**WORK REQUIRED:**
Take the lines from the top down to and including the one with "zoom_box_y = [0.3, 45.5]" and repeat them exactly. Omit images.

**GIVEN DATA:**
★ ★ ★ ★ ★
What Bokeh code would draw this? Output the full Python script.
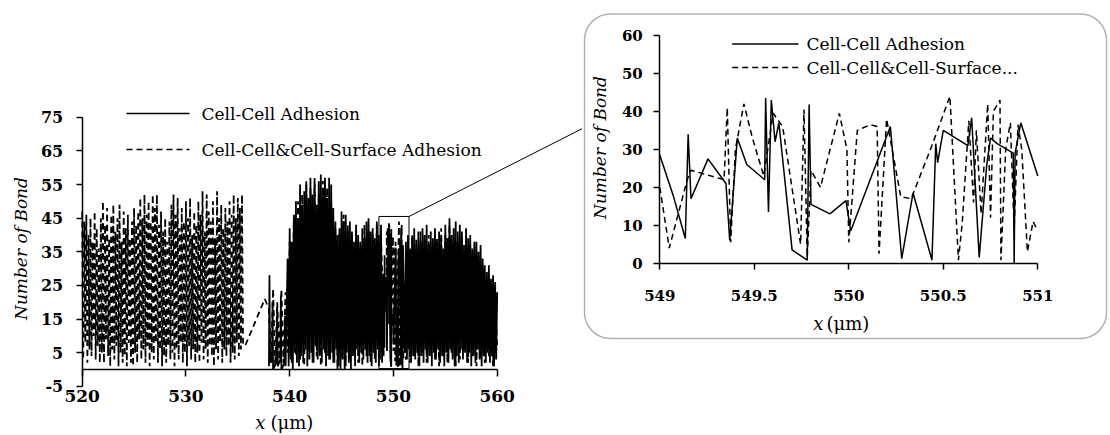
import math
from bokeh.plotting import figure
from bokeh.layouts import row
from bokeh.models import Label, Arrow, FixedTicker, Range1d, BoxAnnotation
from bokeh.embed import file_html
from bokeh.resources import INLINE

FONT = "DejaVu Serif"

# ---------------- data ----------------
series_names = ["Cell-Cell Adhesion", "Cell-Cell&Cell-Surface Adhesion"]
inset_names = ["Cell-Cell Adhesion", "Cell-Cell&Cell-Surface..."]

x_ticks_main = [520, 530, 540, 550, 560]
y_ticks_main = [-5, 5, 15, 25, 35, 45, 55, 65, 75]
y_tick_labels_main = ["-5", "5", "15", "25", "35", "45", "55", "65", "75"]
x_ticks_inset = [549, 549.5, 550, 550.5, 551]
x_tick_labels_inset = ["549", "549.5", "550", "550.5", "551"]
y_ticks_inset = [0, 10, 20, 30, 40, 50, 60]

# zoom window drawn on the main chart
zoom_box_x = [548.6, 551.5]
zoom_box_y = [0.3, 45.5]

# --- Cell-Cell Adhesion (solid) ---
cc_a_x = [538.0, 538.05, 538.1, 538.3, 538.35, 538.4, 538.7, 538.8, 538.85,
          539.1, 539.15, 539.2, 539.5, 539.55, 539.6]
cc_a_y = [1, 28, 2, 3, 20, 0, 2, 18, 1, 3, 22, 0, 2, 16, 1]
cc_b_start, cc_b_step = 539.8, 0.1
cc_b_y = [33, 1,
          42, 3, 38, 0, 46, 5, 50, 2, 44, 1,
          55, 4, 49, 2, 53, 6, 56, 1, 51, 3,
          57, 5, 52, 2, 55, 7, 49, 3, 56, 4,
          58, 2, 54, 6, 57, 1, 51, 4, 57, 3,
          55, 5, 48, 2, 43, 6, 40, 1, 42, 0,
          47, 3, 44, 0, 46, 5, 41, 2, 44, 0,
          41, 4, 38, 1, 43, 6, 40, 2, 37, 5,
          42, 3, 39, 6, 44, 2, 45, 4, 41, 1,
          42, 5, 39, 2, 44, 6, 40, 3, 43, 2]
cc_inset_x = [549.0, 549.07, 549.135, 549.15, 549.165, 549.255, 549.35, 549.37,
              549.41, 549.46, 549.555, 549.56, 549.575, 549.59, 549.61, 549.63,
              549.7, 549.78, 549.79, 549.8, 549.9, 549.985, 550.01, 550.22,
              550.28, 550.34, 550.44, 550.46, 550.47, 550.5, 550.63, 550.65,
              550.69, 550.73, 550.75, 550.785, 550.87, 550.875, 550.88, 550.91,
              551.0]
cc_inset_y = [28.5, 18, 6.5, 34, 17, 27.5, 21, 6,
              33, 26, 22, 43.5, 13.5, 43, 32, 37,
              3.5, 0.8, 41.8, 15.5, 13, 16.5, 8.5, 36,
              1.2, 18.5, 0.8, 31.5, 26.5, 35, 31, 38.3,
              1.5, 26, 33, 31.5, 29, 0, 29, 37,
              23]
cc_c_start, cc_c_step = 551.1, 0.1
cc_c_y = [5, 38, 3, 40, 6, 36, 2, 39, 4,
          42, 3, 37, 5, 41, 1, 38, 4, 42, 2,
          40, 6, 43, 2, 37, 4, 41, 1, 39, 5,
          42, 3, 38, 6, 41, 2, 39, 4, 36, 1,
          43, 5, 39, 2, 45, 6, 40, 3, 42, 1,
          44, 4, 38, 2, 43, 6, 41, 3, 37, 5,
          42, 2, 39, 5, 40, 1, 36, 4, 38, 2,
          38, 6, 35, 3, 37, 1, 33, 4, 31, 2,
          29, 5, 31, 2, 27, 4, 28, 1, 26, 3,
          23]

# --- Cell-Cell & Cell-Surface Adhesion (dashed) ---
ccs_a_start, ccs_a_step = 520.0, 0.1
ccs_a_y = [47, 3, 44, 8, 46, 2, 40, 6, 45, 4,
           38, 10, 47, 3, 42, 7, 36, 2, 45, 5,
           50, 2, 43, 9, 48, 4, 39, 1, 46, 6,
           49, 3, 41, 7, 45, 1, 49, 5, 38, 2,
           47, 4, 42, 1, 46, 8, 39, 2, 44, 1,
           48, 5, 43, 2, 47, 9, 51, 3, 45, 6,
           52, 2, 46, 7, 50, 1, 44, 5, 52, 3,
           48, 8, 52, 2, 43, 6, 47, 1, 41, 4,
           45, 2, 38, 7, 44, 3, 49, 5, 52, 1,
           46, 6, 51, 3, 42, 8, 48, 2, 44, 5,
           50, 1, 45, 7, 51, 3, 40, 6, 47, 2,
           43, 5, 50, 2, 46, 8, 53, 3, 41, 6,
           52, 2, 47, 7, 44, 4, 50, 1, 39, 6,
           53, 3, 45, 8, 49, 2, 42, 6, 48, 4,
           44, 7, 50, 2, 46, 5, 52, 3, 45, 8,
           51, 4, 48, 6, 52, 8]
ccs_b_x = [535.7, 537.6]
ccs_b_y = [7, 21]
ccs_c_start, ccs_c_step = 538.0, 0.2
ccs_c_y = [18, 2, 24, 1, 20,
           3, 24, 2, 23, 5,
           38, 2, 45, 4, 50,
           3, 52, 1, 55, 6,
           54, 2, 57, 4, 52,
           1, 56, 5, 54, 3,
           50, 2, 44, 0, 41,
           4, 46, 1, 43, 3,
           40, 5, 42, 2, 38,
           1, 43, 4, 41, 2,
           40, 3, 43, 1, 39]
ccs_inset_x = [549.0, 549.05, 549.145, 549.165, 549.235, 549.34, 549.357, 549.375,
               549.4, 549.445, 549.49, 549.55, 549.6, 549.65, 549.745, 549.763,
               549.78, 549.8, 549.85, 549.95, 549.99, 550.0, 550.045, 550.115,
               550.15, 550.16, 550.2, 550.275, 550.33, 550.44, 550.535, 550.58,
               550.6, 550.635, 550.66, 550.675, 550.7, 550.735, 550.75, 550.765,
               550.8, 550.805, 550.83, 550.855, 550.875, 550.895, 550.915, 550.945,
               550.975, 551.0]
ccs_inset_y = [20, 4, 22, 24.5, 23.5, 22, 41, 5.5,
               30, 42, 33, 23, 39.5, 36, 5, 40.5,
               1.5, 24.5, 20, 39.5, 30, 5.5, 35, 36.5,
               36, 2.5, 38, 17.5, 17, 31, 44, 0.8,
               10.5, 37.5, 16, 35, 13, 42, 12, 40,
               43, 0.8, 30, 37, 9, 36.5, 30, 3,
               11, 8.5]
ccs_d_start, ccs_d_step = 551.2, 0.2
ccs_d_y = [3, 38, 2, 40,
           4, 39, 1, 41, 5,
           38, 2, 40, 6, 37,
           3, 39, 1, 42, 4,
           40, 2, 43, 5, 38,
           1, 41, 3, 39, 6,
           38, 2, 37, 4, 35,
           1, 34, 3, 30, 2,
           27, 4, 25, 1, 22,
           6]


def grid(start, step, n):
    return [round(start + step * i, 3) for i in range(n)]


cc_x = cc_a_x + grid(cc_b_start, cc_b_step, len(cc_b_y)) + cc_inset_x + grid(cc_c_start, cc_c_step, len(cc_c_y))
cc_y = cc_a_y + cc_b_y + cc_inset_y + cc_c_y
ccs_x = (grid(ccs_a_start, ccs_a_step, len(ccs_a_y)) + ccs_b_x
         + grid(ccs_c_start, ccs_c_step, len(ccs_c_y)) + ccs_inset_x
         + grid(ccs_d_start, ccs_d_step, len(ccs_d_y)))
ccs_y = ccs_a_y + ccs_b_y + ccs_c_y + ccs_inset_y + ccs_d_y

# ---------------- layout geometry (pixels) ----------------
DASH = "6 4"
LW = 1.5          # inset / legend lines
LW_MAIN = 1.8     # dense main-chart lines
H = 433

MAIN_W = 582
M_X0, M_X1 = 81.7, 496.7      # canvas x of 520 and 560
M_YT, M_YB = 116.7, 385.9     # canvas y (from top) of 75 and -5

INS_W = 526                    # inset canvas starts at page x = MAIN_W
I_X0, I_X1 = 77.3, 455.3      # canvas x of 549 and 551
I_YT, I_YB = 35.0, 262.7      # canvas y (from top) of 60 and 0
BOX = (2, 524, 13.5, 338)      # rounded frame: left, right, top, bottom (canvas px)


def ranges(x_lo, x_hi, px0, px1, y_lo, y_hi, py_top, py_bot, w, h):
    sx = (px1 - px0) / (x_hi - x_lo)
    sy = (py_bot - py_top) / (y_hi - y_lo)
    xr = Range1d(x_lo - px0 / sx, x_hi + (w - px1) / sx)
    yr = Range1d(y_lo - (h - py_bot) / sy, y_hi + py_top / sy)
    return xr, yr


def style_axis(ax, size, tick_out, standoff):
    ax.axis_line_color = "black"
    ax.axis_line_width = 1.5
    ax.major_tick_line_color = "black"
    ax.major_tick_line_width = 1.5
    ax.major_tick_in = 0
    ax.major_tick_out = tick_out
    ax.minor_tick_line_color = None
    ax.major_label_text_font = FONT
    ax.major_label_text_font_style = "bold"
    ax.major_label_text_font_size = size
    ax.major_label_text_color = "black"
    ax.major_label_standoff = standoff


def label(fig, x, y, text, size="17px", style="normal", align="left", angle=0.0):
    # x: pixels from the canvas left; y: pixels from the canvas top
    fig.add_layout(Label(x=x, y=H - y, x_units="screen", y_units="screen", text=text,
                         text_font=FONT, text_font_size=size, text_font_style=style,
                         text_align=align, text_baseline="middle", text_color="black",
                         angle=angle))


def hline(fig, x0, x1, y, dash="solid"):
    fig.add_layout(Arrow(end=None, x_start=x0, y_start=H - y, x_end=x1, y_end=H - y,
                         start_units="screen", end_units="screen",
                         line_color="black", line_width=LW, line_dash=dash))


# ---------------- main chart ----------------
xr, yr = ranges(x_ticks_main[0], x_ticks_main[-1], M_X0, M_X1,
                y_ticks_main[0], y_ticks_main[-1], M_YT, M_YB, MAIN_W, H)
p = figure(width=MAIN_W, height=H, x_range=xr, y_range=yr, title=None,
           output_backend="svg", toolbar_location=None, min_border=0)
p.outline_line_color = None
p.grid.visible = False
p.xaxis.fixed_location = 0
p.xaxis.bounds = (x_ticks_main[0], x_ticks_main[-1])
p.xaxis.ticker = FixedTicker(ticks=x_ticks_main)
style_axis(p.xaxis[0], "17px", 7, 13)
p.yaxis.fixed_location = x_ticks_main[0]
p.yaxis.bounds = (y_ticks_main[0], y_ticks_main[-1])
p.yaxis.ticker = FixedTicker(ticks=y_ticks_main)
p.yaxis.major_label_overrides = {t: s for t, s in zip(y_ticks_main, y_tick_labels_main)}
style_axis(p.yaxis[0], "16px", 6, 13)

p.line(cc_x, cc_y, line_color="black", line_width=LW_MAIN)
p.line(ccs_x, ccs_y, line_color="black", line_width=LW_MAIN, line_dash=DASH)

# zoom window and connector to the inset frame
p.quad(left=[zoom_box_x[0]], right=[zoom_box_x[1]], bottom=[zoom_box_y[0]], top=[zoom_box_y[1]],
       fill_alpha=0, line_color="black", line_width=1)
p.add_layout(Arrow(end=None, x_start=zoom_box_x[1], y_start=zoom_box_y[1],
                   x_end=MAIN_W, y_end=H - 128, end_units="screen",
                   line_color="black", line_width=1))

# titles
label(p, 20, 248, "Number of Bond", style="italic", align="center", angle=math.pi / 2)
label(p, 265, 421.5, "x", size="18px", style="italic", align="right")
label(p, 270, 421.5, "(μm)", size="18px")

# legend
for yy, name, dash in [(113, series_names[0], "solid"), (149, series_names[1], DASH)]:
    hline(p, 126, 189, yy, dash)
    label(p, 201, yy, name)

# ---------------- inset ----------------
xr2, yr2 = ranges(x_ticks_inset[0], x_ticks_inset[-1], I_X0, I_X1,
                  y_ticks_inset[0], y_ticks_inset[-1], I_YT, I_YB, INS_W, H)
q = figure(width=INS_W, height=H, x_range=xr2, y_range=yr2, title=None,
           output_backend="svg", toolbar_location=None, min_border=0)
q.outline_line_color = None
q.grid.visible = False
q.xaxis.fixed_location = y_ticks_inset[0]
q.xaxis.bounds = (x_ticks_inset[0], x_ticks_inset[-1])
q.xaxis.ticker = FixedTicker(ticks=x_ticks_inset)
q.xaxis.major_label_overrides = {t: s for t, s in zip(x_ticks_inset, x_tick_labels_inset)}
style_axis(q.xaxis[0], "15px", 6, 21)
q.yaxis.fixed_location = x_ticks_inset[0]
q.yaxis.bounds = (y_ticks_inset[0], y_ticks_inset[-1])
q.yaxis.ticker = FixedTicker(ticks=y_ticks_inset)
style_axis(q.yaxis[0], "15px", 6, 11)

q.line(cc_inset_x, cc_inset_y, line_color="black", line_width=LW)
q.line(ccs_inset_x, ccs_inset_y, line_color="black", line_width=LW, line_dash=DASH)


def to_data(xrng, yrng, w, px, py):
    x = xrng.start + px / w * (xrng.end - xrng.start)
    y = yrng.end - py / H * (yrng.end - yrng.start)
    return x, y


bl, bb = to_data(xr2, yr2, INS_W, BOX[0], BOX[3])
br, bt = to_data(xr2, yr2, INS_W, BOX[1], BOX[2])
q.add_layout(BoxAnnotation(left=bl, right=br, bottom=bb, top=bt,
                           fill_alpha=0, line_color="black", line_width=1.5,
                           border_radius=26))

label(q, 17, 147, "Number of Bond", style="italic", align="center", angle=math.pi / 2)
label(q, 241, 323, "x", size="18px", style="italic", align="right")
label(q, 244, 323, "(μm)", size="18px")

for yy, name, dash in [(43.5, inset_names[0], "solid"), (67, inset_names[1], DASH)]:
    hline(q, 149.7, 216, yy, dash)
    label(q, 224, yy, name)

layout = row(p, q)
open("out.html", "w").write(file_html(layout, INLINE))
★ ★ ★ ★ ★
**FINISHED TASK:**
What Bokeh code would draw this? Output the full Python script.
import math
from bokeh.plotting import figure
from bokeh.layouts import row
from bokeh.models import Label, Arrow, FixedTicker, Range1d, BoxAnnotation
from bokeh.embed import file_html
from bokeh.resources import INLINE

FONT = "DejaVu Serif"

# ---------------- data ----------------
series_names = ["Cell-Cell Adhesion", "Cell-Cell&Cell-Surface Adhesion"]
inset_names = ["Cell-Cell Adhesion", "Cell-Cell&Cell-Surface..."]

x_ticks_main = [520, 530, 540, 550, 560]
y_ticks_main = [-5, 5, 15, 25, 35, 45, 55, 65, 75]
y_tick_labels_main = ["-5", "5", "15", "25", "35", "45", "55", "65", "75"]
x_ticks_inset = [549, 549.5, 550, 550.5, 551]
x_tick_labels_inset = ["549", "549.5", "550", "550.5", "551"]
y_ticks_inset = [0, 10, 20, 30, 40, 50, 60]

# zoom window drawn on the main chart
zoom_box_x = [548.6, 551.5]
zoom_box_y = [0.3, 45.5]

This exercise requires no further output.